Now it’s true that Shoaib hasn’t been the easiest chap to manage over the years: the briefest research reveals a plethora of allegations; failed drug tests, chucking bans, attitude problems, ball tampering, jet-skiing whilst supposedly injured, throwing a bottle into the crowd, being sued by and counter-suing the PCB during the spat over his ban due to repeated disciplinary breaches last year.

This is just the latest in a long line of problems, now his “sexually active” lifestyle (as a drugs tribunal put it in 2006) appears to have caught up with him. There’s one thing I know after this: you wouldn’t see me taking the board to court.

Monday, 1 June 2009

The World 20/20 – can you have too much cricket?

I reckon I know more about cricket than 99.9 per cent of people in the country, and will gladly watch any cricket put in front of me, from tests through to 20/20s and club cricket. I can tell you things like Mark Ramprakash's nicknames (Ramps, Bloodaxe); name every single position on the field; bowl a leggie, a top spinner and a googly; and name at least two people I saw on the telly the other day involved in country cricket who I've played in the same team as (well, nearly.)

In all honesty though, I've got a bit bored of cricket. This is since around the time I got a Sky package, something I really resented because I don't believe people should have to pay to watch national sport (perhaps a blog for another day), and I don't really want to do anything to bolster Sky's position as a kind of Death Star of sport, hoovering up everything in its path.

Why? Quite simply there's too much cricket. Far too much cricket. I can't work out what competitions involve any more, who's playing for whom, when it's all on. I really miss the days when Tony Lewis would pop up on a Thursday morning looking like an avuncular Welsh vampire and announce that England were 40-3 off 27 overs. You knew where you were in those days.

I can honestly say I do not give a toss who wins the World 20/20, and that's not because I'm one of those farts who sneers at innovation in cricket. It's simply because there's overkill. I can't invest anything in a sport I've lost touch with and feel vaguely bored by. I'd go so far as to say I'm slightly irritated that there's so much cricket on. It's incomprehensible.

Once again, England is left looking the most stupid. The ECB can be trusted to get it wrong nearly every time – broadcast rights, Stanford, Pietersen – and they're making a right royal cock up of branding and selling cricket at the moment, though they're probably swimming with cash.
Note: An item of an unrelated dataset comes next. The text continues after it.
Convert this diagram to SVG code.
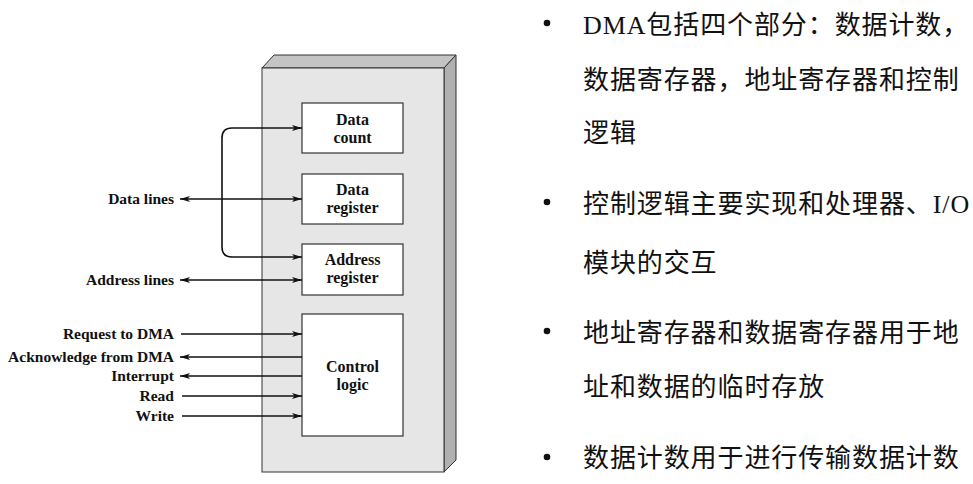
<svg xmlns="http://www.w3.org/2000/svg" width="973" height="484" viewBox="0 0 973 484">
<style>
.lbl{font-family:"Liberation Serif","Times New Roman",serif;font-weight:bold;font-size:15.5px;fill:#111}
.bl{font-size:16px}
.bx{fill:#fff;stroke:#333;stroke-width:1.2}
.cn{fill:none;stroke:#111;stroke-width:1.6}
.zh{font-family:"Liberation Serif","Noto Sans CJK SC",serif;font-size:26px;fill:#111;letter-spacing:0.9px}
</style>
<defs>
<marker id="ah" viewBox="0 0 10 6" refX="10" refY="3" markerWidth="10" markerHeight="6" markerUnits="userSpaceOnUse" orient="auto-start-reverse">
<path d="M0,0 L10,3 L0,6 L2.5,3 Z" fill="#111"/>
</marker>
</defs>
<rect width="973" height="484" fill="#fff"/>
<g id="dma-module">
<polygon points="262,68 274,55 456,55 444,68" fill="#c4c4c4" stroke="#333" stroke-width="1"/>
<polygon points="444,68 456,55 456,460 444,472" fill="#b0b0b0" stroke="#333" stroke-width="1"/>
<rect x="262" y="68" width="182" height="404" fill="#e6e6e6" stroke="#333" stroke-width="1"/>
</g>
<g id="data-count">
<rect class="bx" x="302" y="103" width="101" height="50"/>
<text class="lbl bl" x="352.5" y="124.5" text-anchor="middle">Data</text>
<text class="lbl bl" x="352.5" y="142.5" text-anchor="middle">count</text>
</g>
<g id="data-register">
<rect class="bx" x="302" y="174" width="101" height="50"/>
<text class="lbl bl" x="352.5" y="195" text-anchor="middle">Data</text>
<text class="lbl bl" x="352.5" y="212.5" text-anchor="middle">register</text>
</g>
<g id="address-register">
<rect class="bx" x="302" y="244" width="101" height="51"/>
<text class="lbl bl" x="352.5" y="265" text-anchor="middle">Address</text>
<text class="lbl bl" x="352.5" y="283" text-anchor="middle">register</text>
</g>
<g id="control-logic">
<rect class="bx" x="302" y="314" width="101" height="122"/>
<text class="lbl bl" x="352.5" y="372" text-anchor="middle">Control</text>
<text class="lbl bl" x="352.5" y="390" text-anchor="middle">logic</text>
</g>
<g id="labels">
<text class="lbl" x="174" y="204" text-anchor="end">Data lines</text>
<text class="lbl" x="174" y="285" text-anchor="end">Address lines</text>
<text class="lbl" x="174" y="339" text-anchor="end">Request to DMA</text>
<text class="lbl" x="174" y="362" text-anchor="end">Acknowledge from DMA</text>
<text class="lbl" x="174" y="381" text-anchor="end">Interrupt</text>
<text class="lbl" x="174" y="401" text-anchor="end">Read</text>
<text class="lbl" x="174" y="421" text-anchor="end">Write</text>
</g>
<g id="connectors">
<path class="cn" d="M232,128 H302" marker-end="url(#ah)"/>
<path class="cn" d="M232,128 Q222,128 222,138 V247 Q222,257 232,257 H302" marker-end="url(#ah)"/>
<path class="cn" d="M180,199 H302" marker-start="url(#ah)" marker-end="url(#ah)"/>
<path class="cn" d="M180,280 H302" marker-start="url(#ah)" marker-end="url(#ah)"/>
<path class="cn" d="M181,334 H302" marker-end="url(#ah)"/>
<path class="cn" d="M302,357 H180" marker-end="url(#ah)"/>
<path class="cn" d="M302,376 H180" marker-end="url(#ah)"/>
<path class="cn" d="M182,396 H302" marker-end="url(#ah)"/>
<path class="cn" d="M182,416 H302" marker-end="url(#ah)"/>
</g>
<g id="bullets">
<circle cx="547" cy="23" r="3.3" fill="#111"/>
<circle cx="547" cy="202" r="3.3" fill="#111"/>
<circle cx="547" cy="331" r="3.3" fill="#111"/>
<circle cx="547" cy="457" r="3.3" fill="#111"/>
<text class="zh" x="583" y="34">DMA包括四个部分：数据计数，</text>
<text class="zh" x="583" y="89">数据寄存器，地址寄存器和控制</text>
<text class="zh" x="583" y="142">逻辑</text>
<text class="zh" x="583" y="213">控制逻辑主要实现和处理器、I/O</text>
<text class="zh" x="583" y="272">模块的交互</text>
<text class="zh" x="583" y="342">地址寄存器和数据寄存器用于地</text>
<text class="zh" x="583" y="396">址和数据的临时存放</text>
<text class="zh" x="583" y="467">数据计数用于进行传输数据计数</text>
</g>
</svg>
The image of David Lloyd above and the ad for Sky's coverage of the 20/20 – you can read my previous thoughts on the Sky commentary team and this particular advert – kind of sums up how I feel about cricket at the moment. It's confusing and annoying.

A blur of players in various colours, David Lloyd shouting, some slick graphics. If I'm confused and jaded you can bet your bottom dollar, and your bottom for that matter, that the general public is.

If it were solely up to me I'd consider jibbing off the Sky package. I only got it for the cricket, and now I'm sick of that.

I can foresee a day when Sky shows 24-hour cricket, and it's probably not far off. Cricket fans will have no other choice but to stump up £40 a month and sit dazed in front of another competition they've never heard of, with Lloyd jumping around like a lunatic in the background.

Familiarity breeds contempt. The ECB needs to realise this and slim down its roster of competitions. Ideally they'd hive them off to different broadcasters too. Maybe we don't all have to be bored to tears by cricket after all.